In this special holiday edition of Moodboard, we talk to Nora Ramos about holiday traditions in South America and her home country, Colombia.
“Typical in South America is the Novena: it’s 9 days, and on the last day, Jesus arrives. We have to go to the Misa—they call it Misa le Gallo. This Mass, before, was midnight, 12 a.m. Right now you can go 7:30, 8:00, any time. There’s Communion, a lot of people go, and later, people like to do what’s called a cena—it’s a big dinner. This is how it used to be in my homeland. Right now, here, I don’t know really the customs for the Catholic people. [In South America] it’s mostly prayers for the first nine days until Jesus arrives in the world.
The cena is big, big, big. You can do chicken rice—people make all kinds of dinners, different dinners, with chicken. They have wine, a little bit of talking, and go to sleep. Later, New Years, is different. It’s a party, dancing… In Brazil, the New Years party goes from 9:00 to 6 in the morning… Christmas is a lot of prayers. Prayers, every day.

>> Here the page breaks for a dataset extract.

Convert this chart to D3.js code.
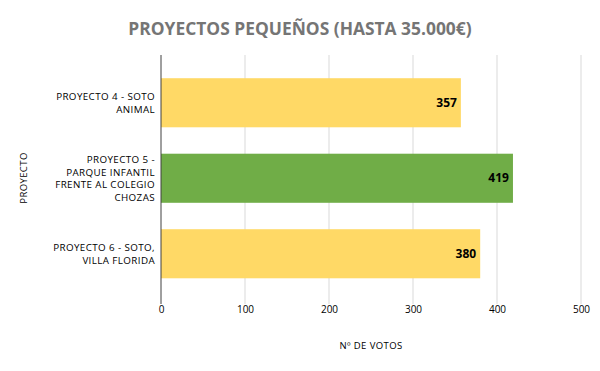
<!DOCTYPE html>
<html>
<head>
<meta charset="utf-8">
<script src="https://cdn.jsdelivr.net/npm/d3@7"></script>
<style>
  body { margin: 0; background: #fff; }
  svg { font-family: "Open Sans", sans-serif; }
</style>
</head>
<body>
<div id="chart"></div>
<script>
const categories = [
  ["PROYECTO 4 - SOTO", "ANIMAL"],
  ["PROYECTO 5 -", "PARQUE INFANTIL", "FRENTE AL COLEGIO", "CHOZAS"],
  ["PROYECTO 6 - SOTO,", "VILLA FLORIDA"]
];
const votes = [357, 419, 380];
const barColors = ["#FFD966", "#70AD47", "#FFD966"];
const xTicks = [0, 100, 200, 300, 400, 500];

const w = 600;
const h = 371;
const margin = { top: 65, right: 19, bottom: 80, left: 161 };
const gridTop = 55;
const gridBottom = 304;

const svg = d3.select("#chart")
  .append("svg")
  .attr("width", w)
  .attr("height", h);

const x = d3.scaleLinear().domain([0, 500]).range([margin.left, w - margin.right]);
const y = d3.scaleBand()
  .domain(d3.range(categories.length))
  .range([margin.top, 291.5])
  .paddingInner(0.35)
  .paddingOuter(0.175);

// gridlines
svg.selectAll("line.grid")
  .data(xTicks.slice(1))
  .enter()
  .append("line")
  .attr("x1", d => x(d))
  .attr("x2", d => x(d))
  .attr("y1", gridTop)
  .attr("y2", gridBottom)
  .attr("stroke", "#d9d9d9")
  .attr("stroke-width", 1);

svg.selectAll("rect")
  .data(votes)
  .enter()
  .append("rect")
  .attr("x", x(0))
  .attr("y", (d, i) => y(i))
  .attr("width", d => x(d) - x(0))
  .attr("height", y.bandwidth())
  .attr("fill", (d, i) => barColors[i]);

// axis line at 0
svg.append("line")
  .attr("x1", x(0)).attr("x2", x(0))
  .attr("y1", gridTop).attr("y2", gridBottom)
  .attr("stroke", "#404040")
  .attr("stroke-width", 1);

// value labels
svg.selectAll("text.val")
  .data(votes)
  .enter()
  .append("text")
  .attr("x", d => x(d) - 4)
  .attr("y", (d, i) => y(i) + y.bandwidth() / 2 + 4)
  .attr("text-anchor", "end")
  .attr("font-size", 12)
  .attr("font-weight", "bold")
  .attr("fill", "#000")
  .text(d => d);

// x axis tick labels
const xAxis = d3.axisBottom(x).tickValues(xTicks).tickSize(0).tickPadding(0);
const gx = svg.append("g")
  .attr("transform", "translate(0,306)")
  .call(xAxis);
gx.select(".domain").remove();
gx.selectAll("text")
  .attr("font-family", "Open Sans, sans-serif")
  .attr("font-size", 10)
  .attr("fill", "#000")
  .attr("dy", "0.7em");

// category labels
const lineH = 12.5;
categories.forEach((lines, i) => {
  const cy = y(i) + y.bandwidth() / 2;
  const t = svg.append("text")
    .attr("text-anchor", "end")
    .attr("font-size", 9.8)
    .attr("letter-spacing", 0.4)
    .attr("fill", "#000");
  lines.forEach((ln, j) => {
    t.append("tspan")
      .attr("x", 155)
      .attr("y", cy + (j - (lines.length - 1) / 2) * lineH + 3.5)
      .text(ln);
  });
});

// title
svg.append("text")
  .attr("x", 300)
  .attr("y", 35)
  .attr("text-anchor", "middle")
  .attr("font-size", 17.4)
  .attr("font-weight", "bold")
  .attr("fill", "#757575")
  .text("PROYECTOS PEQUEÑOS (HASTA 35.000€)");

// axis titles
svg.append("text")
  .attr("x", 371)
  .attr("y", 349)
  .attr("text-anchor", "middle")
  .attr("font-size", 9.5)
  .attr("letter-spacing", 0.4)
  .attr("fill", "#000")
  .text("Nº DE VOTOS");

svg.append("text")
  .attr("transform", "translate(27,178) rotate(-90)")
  .attr("text-anchor", "middle")
  .attr("font-size", 9.5)
  .attr("letter-spacing", 0.4)
  .attr("fill", "#000")
  .text("PROYECTO");
</script>
</body>
</html>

You have your Pesebre—it’s a little house, the place where Jesus was born. A very poor place. Donkeys, lambs, Maria, Joseph, los pastores. In your house, you have your pesebre. You’re coming to me with a group of people, we pray the novena. Today is Monday, so you come to me. Tuesday, we go to your house. Wednesday, we go to a house of other friends. By the ninth, the last day, Jesus arrives. There’s a lot of Christmas music, different kinds of instruments, people play the guitar, the flauta—everybody brings a lot of instruments to play. There’s music and prayers until baby Jesus arrives in this world. It’s lovely.”